Tuesday, August 21, 2007

Draughts has been solved



Trial and error

Professor Schaeffer, who admits he is "awful" at draughts (also known as checkers), began his attempts to solve the board game in 1989.

He consulted champion players to find out more about their game tactics and then fed this information into a computer program called Chinook.

Chinook looked at solving problems much like a human does by using trial and error to find out what appeared to be the best solutions. This is called a heuristic approach.

However, Professor Schaeffer said that although the program was extremely successful - it won the World Checkers Championship in 1994 - it was not perfect and occasionally lost games.

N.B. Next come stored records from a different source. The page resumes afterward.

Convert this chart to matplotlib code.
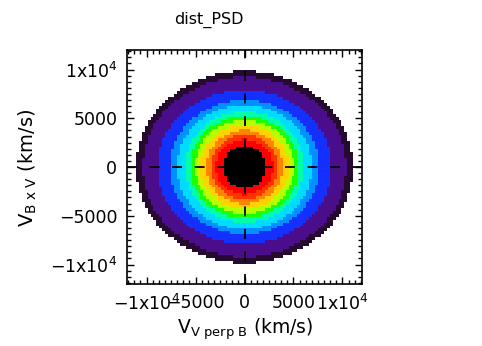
import numpy as np
import matplotlib
matplotlib.use('Agg')
import matplotlib.pyplot as plt
from matplotlib.colors import ListedColormap, BoundaryNorm
from matplotlib.ticker import MultipleLocator, FixedLocator, FixedFormatter

plt.rcParams['font.family'] = ['DejaVu Sans']
plt.rcParams['mathtext.default'] = 'regular'

# PSD contour bands: outer edge of each band along V_perp (a) and V_BxV (b), km/s
band_a = [11100, 10400, 8850, 7600, 6900, 6100, 5550, 5050, 4500, 3900, 3400, 2900, 2170]
band_b = [9800, 9200, 7900, 6900, 6350, 5650, 5200, 4800, 4350, 3800, 3350, 2870, 2170]
band_colors = ['#260a30', '#4a0e8c', '#1430ff', '#0090ff', '#00dcff', '#00ffa8',
               '#1cff00', '#b4ff00', '#ffd200', '#ff8200', '#ff3200', '#ff0000', '#000000']

x_ticks = [-10000, -5000, 0, 5000, 10000]
tick_labels = ['\u22121x10$^4$', '\u22125000', '0', '5000', '1x10$^4$']
vmax = 12000
cell = 300

# binned velocity grid
edges = np.arange(-vmax, vmax + cell, cell)
centers = 0.5 * (edges[:-1] + edges[1:])
vx, vy = np.meshgrid(centers, centers)
theta = np.arctan2(vy, vx)
r = np.hypot(vx, vy)

level = np.zeros_like(r, dtype=int)
for k, (a, b) in enumerate(zip(band_a, band_b)):
    bound = 1.0 / np.sqrt((np.cos(theta) / a) ** 2 + (np.sin(theta) / b) ** 2)
    level[r <= bound] = k + 1

cmap = ListedColormap(['white'] + band_colors)
norm = BoundaryNorm(np.arange(-0.5, len(band_colors) + 1.5), cmap.N)

fig = plt.figure(figsize=(4.82, 3.46), dpi=100)
ax = fig.add_axes([127 / 482, 1 - 284 / 346, 235 / 482, 234 / 346])
ax.pcolormesh(edges, edges, level, cmap=cmap, norm=norm, shading='flat')

ax.axhline(0, color='black', lw=1.3, ls=(0, (5.5, 7.0)))
ax.axvline(0, color='black', lw=1.3, ls=(0, (5.5, 7.0)))

ax.set_xlim(-vmax, vmax)
ax.set_ylim(-vmax, vmax)
for axis in (ax.xaxis, ax.yaxis):
    axis.set_major_locator(FixedLocator(x_ticks))
    axis.set_major_formatter(FixedFormatter(tick_labels))
    axis.set_minor_locator(MultipleLocator(625))
ax.tick_params(which='both', direction='in', top=True, right=True, labelsize=12.5, pad=7)
ax.tick_params(which='major', length=5, width=1)
ax.tick_params(which='minor', length=3, width=1)
for s in ax.spines.values():
    s.set_linewidth(1.2)

fig.text(245 / 482, 1 - 329 / 346, 'V$_{V\\ perp\\ B}$ (km/s)', ha='center', va='center', fontsize=13.5)
fig.text(28 / 482, 1 - 168 / 346, 'V$_{B\\ x\\ V}$ (km/s)', ha='center', va='center',
         rotation=90, fontsize=14)
fig.text(209 / 482, 1 - 20 / 346, 'dist_PSD', ha='center', va='center', fontsize=11.5)

fig.savefig('out.png', dpi=100)
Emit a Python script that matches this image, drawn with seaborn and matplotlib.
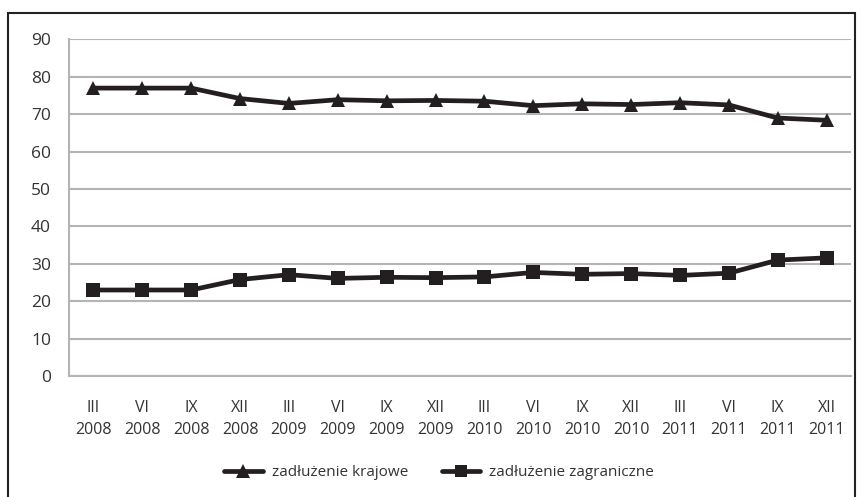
import matplotlib
matplotlib.use("Agg")
import matplotlib.pyplot as plt
from matplotlib.patches import Rectangle
from matplotlib.lines import Line2D
import seaborn as sns
import pandas as pd
import numpy as np

# Quarter labels (month in Roman numerals, year below)
quarters = ["III", "VI", "IX", "XII"] * 4
years = ["2008"] * 4 + ["2009"] * 4 + ["2010"] * 4 + ["2011"] * 4
tick_labels = [f"{q}\n{y}" for q, y in zip(quarters, years)]

# Share of debt (%)
krajowe = [77.0, 77.0, 77.0, 74.2, 72.9, 73.9, 73.6, 73.7, 73.5, 72.3, 72.8, 72.6, 73.1, 72.5, 69.0, 68.4]
zagraniczne = [23.0, 23.0, 23.0, 25.8, 27.1, 26.1, 26.4, 26.3, 26.5, 27.7, 27.2, 27.4, 26.9, 27.5, 31.0, 31.6]

series_names = ["zadłużenie krajowe", "zadłużenie zagraniczne"]

pos = np.arange(len(tick_labels))
df = pd.DataFrame({
    "x": np.concatenate([pos, pos]),
    "value": krajowe + zagraniczne,
    "series": [series_names[0]] * len(pos) + [series_names[1]] * len(pos),
})

sns.set_style("white")
plt.rcParams["font.family"] = ["Open Sans", "DejaVu Sans"]

W, H = 861, 497
fig = plt.figure(figsize=(W / 100, H / 100), dpi=100)
ax = fig.add_axes([69 / W, 1 - 376 / H, (851 - 69) / W, (376 - 39.5) / H])

ink = "#231f20"
grid_c = "#b4b4b4"

sns.lineplot(data=df, x="x", y="value", hue="series", style="series",
             markers={series_names[0]: "^", series_names[1]: "s"},
             dashes=False, palette=[ink, ink], linewidth=3.4,
             markersize=10, markeredgewidth=0, legend=False, ax=ax)

ax.set_xlim(-0.5, len(pos) - 0.5)
ax.set_ylim(0, 90)
ax.set_yticks(range(0, 91, 10))
ax.yaxis.grid(True, color=grid_c, linewidth=1.5)
ax.set_axisbelow(True)
ax.set_xlabel("")
ax.set_ylabel("")

ax.set_xticks(pos)
ax.set_xticklabels(tick_labels, linespacing=1.55)
ax.set_xticks(np.arange(-0.5, len(pos)), minor=True)
ax.tick_params(axis="x", which="major", length=0, pad=17, labelsize=11.5, labelcolor="#333333")
ax.tick_params(axis="x", which="minor", length=7, width=1.2, color=grid_c, direction="out")
ax.tick_params(axis="y", length=7, width=1.2, color=grid_c, direction="out", pad=6,
               labelsize=12.5, labelcolor="#333333")

for s in ["top", "right"]:
    ax.spines[s].set_visible(False)
for s in ["left", "bottom"]:
    ax.spines[s].set_color(grid_c)
    ax.spines[s].set_linewidth(1.5)

handles = [
    Line2D([], [], color=ink, linewidth=3.4, marker="^", markersize=10, markeredgewidth=0),
    Line2D([], [], color=ink, linewidth=3.4, marker="s", markersize=9, markeredgewidth=0),
]
fig.legend(handles, series_names, loc="center", bbox_to_anchor=(0.51, 1 - 473 / H),
           ncol=2, frameon=False, fontsize=11, handlelength=2.5, handletextpad=0.6,
           columnspacing=2.2, labelcolor="#333333")

# Outer frame
fig.add_artist(Rectangle((8 / W, -0.1), (855 - 8) / W, 1 - 13 / H + 0.1,
                         transform=fig.transFigure, fill=False,
                         edgecolor="#222222", linewidth=1.5))

fig.savefig("out.png", dpi=100, facecolor="white")
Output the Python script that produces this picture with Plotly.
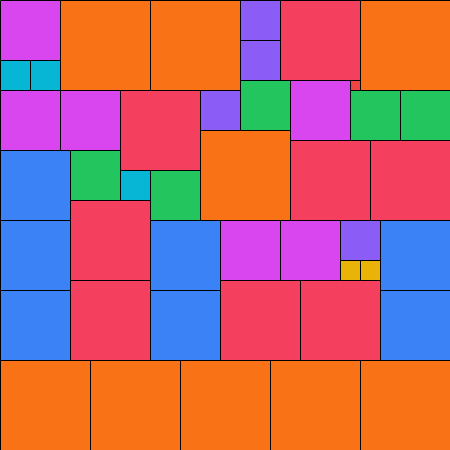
import plotly.graph_objects as go

# Partridge packing: squares of side n (n copies each), positions in grid units (top-left corner)
sides = [9, 9, 9, 9, 9, 9, 9, 9, 9,
         8, 8, 8, 8, 8, 8, 8, 8,
         7, 7, 7, 7, 7, 7, 7,
         6, 6, 6, 6, 6, 6,
         5, 5, 5, 5, 5,
         4, 4, 4, 4,
         3, 3, 3,
         2, 2,
         1]
xs = [6, 15, 36, 20, 0, 9, 18, 27, 36,
      12, 28, 29, 37, 7, 7, 22, 30,
      0, 0, 0, 15, 15, 38, 38,
      0, 0, 6, 29, 22, 28,
      7, 15, 24, 35, 40,
      24, 24, 20, 34,
      0, 3, 12,
      34, 36,
      35]
ys = [0, 0, 0, 13, 36, 36, 36, 36, 36,
      9, 0, 14, 14, 20, 28, 28, 28,
      15, 22, 29, 22, 29, 22, 29,
      0, 9, 9, 8, 22, 22,
      15, 17, 8, 9, 9,
      0, 4, 9, 22,
      6, 6, 17,
      26, 26,
      8]
size_colors = {9: "#f97316", 8: "#f43f5e", 7: "#3b82f6", 6: "#d946ef", 5: "#22c55e",
               4: "#8b5cf6", 3: "#06b6d4", 2: "#eab308", 1: "#ef4444"}

fig = go.Figure()
for s, x, y in zip(sides, xs, ys):
    fig.add_trace(go.Scatter(
        x=[x, x + s, x + s, x, x],
        y=[y, y, y + s, y + s, y],
        mode="lines",
        fill="toself",
        fillcolor=size_colors[s],
        line=dict(color="#000000", width=1),
        hoverinfo="skip",
        showlegend=False,
    ))

total = 45
half_px = 0.05  # half a pixel in grid units, so 1px borders land on whole pixels
fig.update_layout(
    width=450, height=450,
    margin=dict(l=0, r=0, t=0, b=0),
    paper_bgcolor="white", plot_bgcolor="white",
    xaxis=dict(range=[-half_px, total - half_px], visible=False, fixedrange=True),
    yaxis=dict(range=[total - half_px, -half_px], visible=False, fixedrange=True),
    showlegend=False,
)
fig.write_html("out.html", config={"displayModeBar": False, "staticPlot": True},
               post_script="document.body.style.margin='0';document.body.style.padding='0';")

So the computer scientists tried another non-heuristic tack, for which, over a number of years, hundreds of computers ran through game upon game of draughts to work out the sequences that would lead to winning, losing and drawing.

Eventually, the new program gathered so much information that it "knew" the best move to play in every situation. This meant that every game it played led to a certain win, or, if its opponent played perfectly, a draw.

Professor Schaeffer said: "I think we've raised the bar - and raised it quite a bit - in terms of what can be achieved in computer technology and artificial intelligence."

With the vast number of playing possibilities, draughts is the most complex game to have been solved to date - it was about a million times more complicated to solve than Connect Four.

Researchers are now hoping to move on to even bigger problems. However, it seems that grand master of the board games - chess - may remain unsolved for some time.

It has somewhere in the range of a billion billion billion billion billion possible positions, meaning that computers, with their current capacity, would takes aeons to solve it.

Originally cited by BBC. I beat Ben and Jerry's checkers all the time! There is a better place to play and that is Chinook the mighty and unbeatable checkers engine!

In the chess world Kasparov has been known to think 3 moves per second, computers can now think over two hundred thousand moves per second! staggering to say the least.

3 comments:

Anonymous said...

Who is Ben & Jerry?

Steven Nicholls said...

You have never eaten the BEST ice cream in the world, so it seems! Google Ben and Jerry ice cream!

Sreven said...

Try Chinook itself you will not beat it!